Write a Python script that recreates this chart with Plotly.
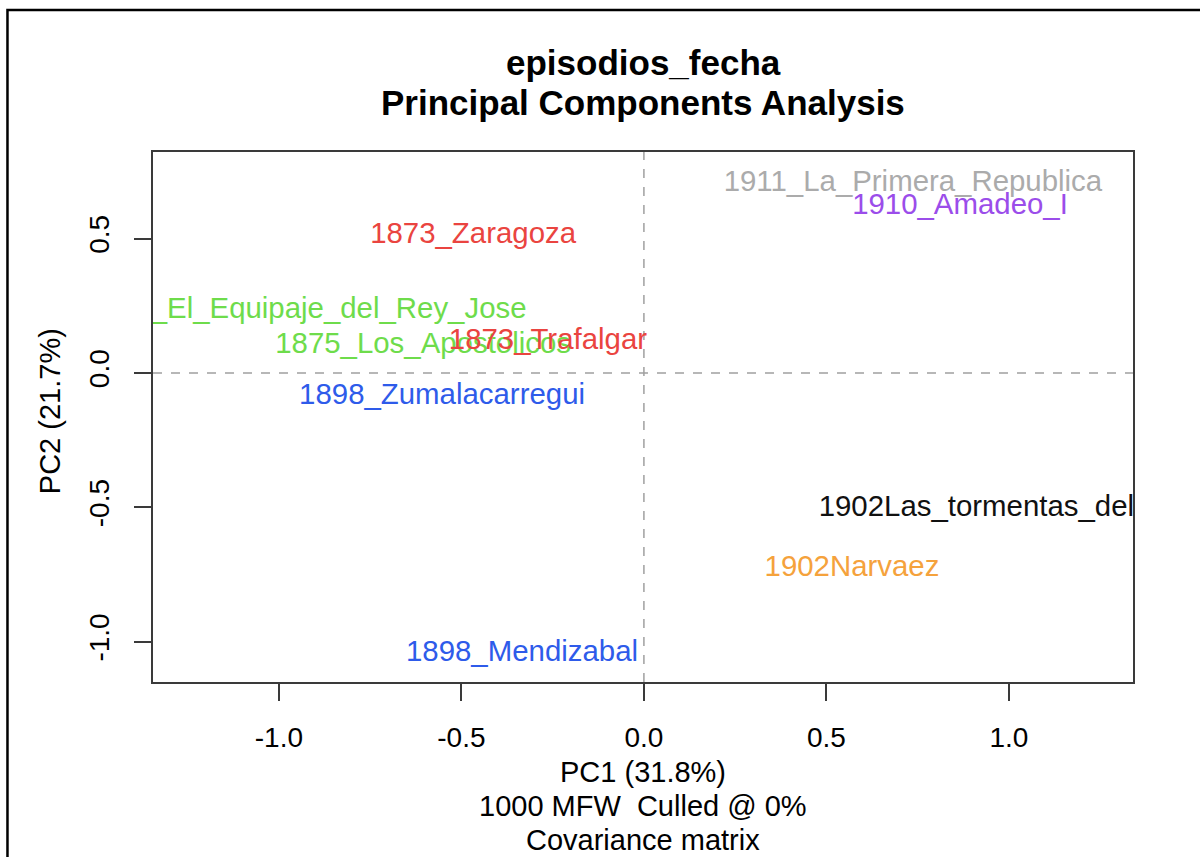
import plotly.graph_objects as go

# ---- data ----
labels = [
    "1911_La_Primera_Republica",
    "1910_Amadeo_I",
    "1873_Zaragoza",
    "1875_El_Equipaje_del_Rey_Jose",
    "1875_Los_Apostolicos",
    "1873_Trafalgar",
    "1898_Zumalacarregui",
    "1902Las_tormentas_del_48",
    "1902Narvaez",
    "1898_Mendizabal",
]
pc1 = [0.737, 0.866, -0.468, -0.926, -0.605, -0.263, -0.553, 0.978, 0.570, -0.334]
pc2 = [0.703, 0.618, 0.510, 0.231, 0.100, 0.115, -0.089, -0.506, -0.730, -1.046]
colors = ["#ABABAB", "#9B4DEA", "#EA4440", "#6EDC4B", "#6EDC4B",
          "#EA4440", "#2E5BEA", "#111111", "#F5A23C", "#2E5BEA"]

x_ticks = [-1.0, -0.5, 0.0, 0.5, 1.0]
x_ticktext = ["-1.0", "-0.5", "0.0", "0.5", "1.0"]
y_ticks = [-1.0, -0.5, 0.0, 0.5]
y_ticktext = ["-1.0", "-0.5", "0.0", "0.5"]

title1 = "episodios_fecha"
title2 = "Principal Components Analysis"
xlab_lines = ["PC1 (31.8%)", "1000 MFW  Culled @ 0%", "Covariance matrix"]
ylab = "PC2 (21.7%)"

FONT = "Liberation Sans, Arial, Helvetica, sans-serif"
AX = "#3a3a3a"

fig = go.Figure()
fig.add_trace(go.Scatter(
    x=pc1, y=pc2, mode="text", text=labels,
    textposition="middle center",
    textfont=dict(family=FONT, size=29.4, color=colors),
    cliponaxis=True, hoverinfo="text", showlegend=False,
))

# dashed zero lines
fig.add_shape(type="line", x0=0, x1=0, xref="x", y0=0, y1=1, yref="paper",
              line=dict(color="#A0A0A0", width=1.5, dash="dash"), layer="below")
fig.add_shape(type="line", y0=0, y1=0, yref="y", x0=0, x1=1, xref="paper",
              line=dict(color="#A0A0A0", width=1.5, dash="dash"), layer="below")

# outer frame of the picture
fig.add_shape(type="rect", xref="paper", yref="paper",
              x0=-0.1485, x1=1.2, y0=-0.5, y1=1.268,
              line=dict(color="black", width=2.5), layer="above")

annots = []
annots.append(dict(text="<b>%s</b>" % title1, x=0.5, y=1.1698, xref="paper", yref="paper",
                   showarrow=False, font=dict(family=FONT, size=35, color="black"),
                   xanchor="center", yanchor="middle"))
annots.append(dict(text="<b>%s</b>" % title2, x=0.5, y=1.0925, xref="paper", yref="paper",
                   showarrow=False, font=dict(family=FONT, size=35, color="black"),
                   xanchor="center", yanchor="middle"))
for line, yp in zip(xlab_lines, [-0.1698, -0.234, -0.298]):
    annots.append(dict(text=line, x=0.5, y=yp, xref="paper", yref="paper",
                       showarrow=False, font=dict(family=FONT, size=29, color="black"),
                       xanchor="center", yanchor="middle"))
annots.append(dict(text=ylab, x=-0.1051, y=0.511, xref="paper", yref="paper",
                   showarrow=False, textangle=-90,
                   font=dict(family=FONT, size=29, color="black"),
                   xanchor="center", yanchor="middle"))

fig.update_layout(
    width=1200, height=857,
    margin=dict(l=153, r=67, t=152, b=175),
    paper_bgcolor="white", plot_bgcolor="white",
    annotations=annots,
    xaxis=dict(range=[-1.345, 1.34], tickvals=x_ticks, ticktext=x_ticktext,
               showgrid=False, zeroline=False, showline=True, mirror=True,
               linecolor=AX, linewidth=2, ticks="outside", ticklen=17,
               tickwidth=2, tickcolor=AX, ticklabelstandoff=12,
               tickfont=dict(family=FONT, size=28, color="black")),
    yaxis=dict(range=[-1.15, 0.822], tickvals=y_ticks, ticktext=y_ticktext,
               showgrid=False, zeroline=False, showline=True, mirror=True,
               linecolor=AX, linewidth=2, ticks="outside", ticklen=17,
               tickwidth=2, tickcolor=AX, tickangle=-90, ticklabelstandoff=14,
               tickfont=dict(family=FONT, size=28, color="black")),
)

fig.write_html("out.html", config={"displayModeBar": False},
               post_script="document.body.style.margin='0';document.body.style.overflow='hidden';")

YOUR GOAL — From the data above, write out everything exactly except the pictures.

THE REPLY —
Write a Python script that recreates this chart with Plotly.
import plotly.graph_objects as go

# ---- data ----
labels = [
    "1911_La_Primera_Republica",
    "1910_Amadeo_I",
    "1873_Zaragoza",
    "1875_El_Equipaje_del_Rey_Jose",
    "1875_Los_Apostolicos",
    "1873_Trafalgar",
    "1898_Zumalacarregui",
    "1902Las_tormentas_del_48",
    "1902Narvaez",
    "1898_Mendizabal",
]
pc1 = [0.737, 0.866, -0.468, -0.926, -0.605, -0.263, -0.553, 0.978, 0.570, -0.334]
pc2 = [0.703, 0.618, 0.510, 0.231, 0.100, 0.115, -0.089, -0.506, -0.730, -1.046]
colors = ["#ABABAB", "#9B4DEA", "#EA4440", "#6EDC4B", "#6EDC4B",
          "#EA4440", "#2E5BEA", "#111111", "#F5A23C", "#2E5BEA"]

x_ticks = [-1.0, -0.5, 0.0, 0.5, 1.0]
x_ticktext = ["-1.0", "-0.5", "0.0", "0.5", "1.0"]
y_ticks = [-1.0, -0.5, 0.0, 0.5]
y_ticktext = ["-1.0", "-0.5", "0.0", "0.5"]

title1 = "episodios_fecha"
title2 = "Principal Components Analysis"
xlab_lines = ["PC1 (31.8%)", "1000 MFW  Culled @ 0%", "Covariance matrix"]
ylab = "PC2 (21.7%)"

FONT = "Liberation Sans, Arial, Helvetica, sans-serif"
AX = "#3a3a3a"

fig = go.Figure()
fig.add_trace(go.Scatter(
    x=pc1, y=pc2, mode="text", text=labels,
    textposition="middle center",
    textfont=dict(family=FONT, size=29.4, color=colors),
    cliponaxis=True, hoverinfo="text", showlegend=False,
))

# dashed zero lines
fig.add_shape(type="line", x0=0, x1=0, xref="x", y0=0, y1=1, yref="paper",
              line=dict(color="#A0A0A0", width=1.5, dash="dash"), layer="below")
fig.add_shape(type="line", y0=0, y1=0, yref="y", x0=0, x1=1, xref="paper",
              line=dict(color="#A0A0A0", width=1.5, dash="dash"), layer="below")

# outer frame of the picture
fig.add_shape(type="rect", xref="paper", yref="paper",
              x0=-0.1485, x1=1.2, y0=-0.5, y1=1.268,
              line=dict(color="black", width=2.5), layer="above")

annots = []
annots.append(dict(text="<b>%s</b>" % title1, x=0.5, y=1.1698, xref="paper", yref="paper",
                   showarrow=False, font=dict(family=FONT, size=35, color="black"),
                   xanchor="center", yanchor="middle"))
annots.append(dict(text="<b>%s</b>" % title2, x=0.5, y=1.0925, xref="paper", yref="paper",
                   showarrow=False, font=dict(family=FONT, size=35, color="black"),
                   xanchor="center", yanchor="middle"))
for line, yp in zip(xlab_lines, [-0.1698, -0.234, -0.298]):
    annots.append(dict(text=line, x=0.5, y=yp, xref="paper", yref="paper",
                       showarrow=False, font=dict(family=FONT, size=29, color="black"),
                       xanchor="center", yanchor="middle"))
annots.append(dict(text=ylab, x=-0.1051, y=0.511, xref="paper", yref="paper",
                   showarrow=False, textangle=-90,
                   font=dict(family=FONT, size=29, color="black"),
                   xanchor="center", yanchor="middle"))

fig.update_layout(
    width=1200, height=857,
    margin=dict(l=153, r=67, t=152, b=175),
    paper_bgcolor="white", plot_bgcolor="white",
    annotations=annots,
    xaxis=dict(range=[-1.345, 1.34], tickvals=x_ticks, ticktext=x_ticktext,
               showgrid=False, zeroline=False, showline=True, mirror=True,
               linecolor=AX, linewidth=2, ticks="outside", ticklen=17,
               tickwidth=2, tickcolor=AX, ticklabelstandoff=12,
               tickfont=dict(family=FONT, size=28, color="black")),
    yaxis=dict(range=[-1.15, 0.822], tickvals=y_ticks, ticktext=y_ticktext,
               showgrid=False, zeroline=False, showline=True, mirror=True,
               linecolor=AX, linewidth=2, ticks="outside", ticklen=17,
               tickwidth=2, tickcolor=AX, tickangle=-90, ticklabelstandoff=14,
               tickfont=dict(family=FONT, size=28, color="black")),
)

fig.write_html("out.html", config={"displayModeBar": False},
               post_script="document.body.style.margin='0';document.body.style.overflow='hidden';")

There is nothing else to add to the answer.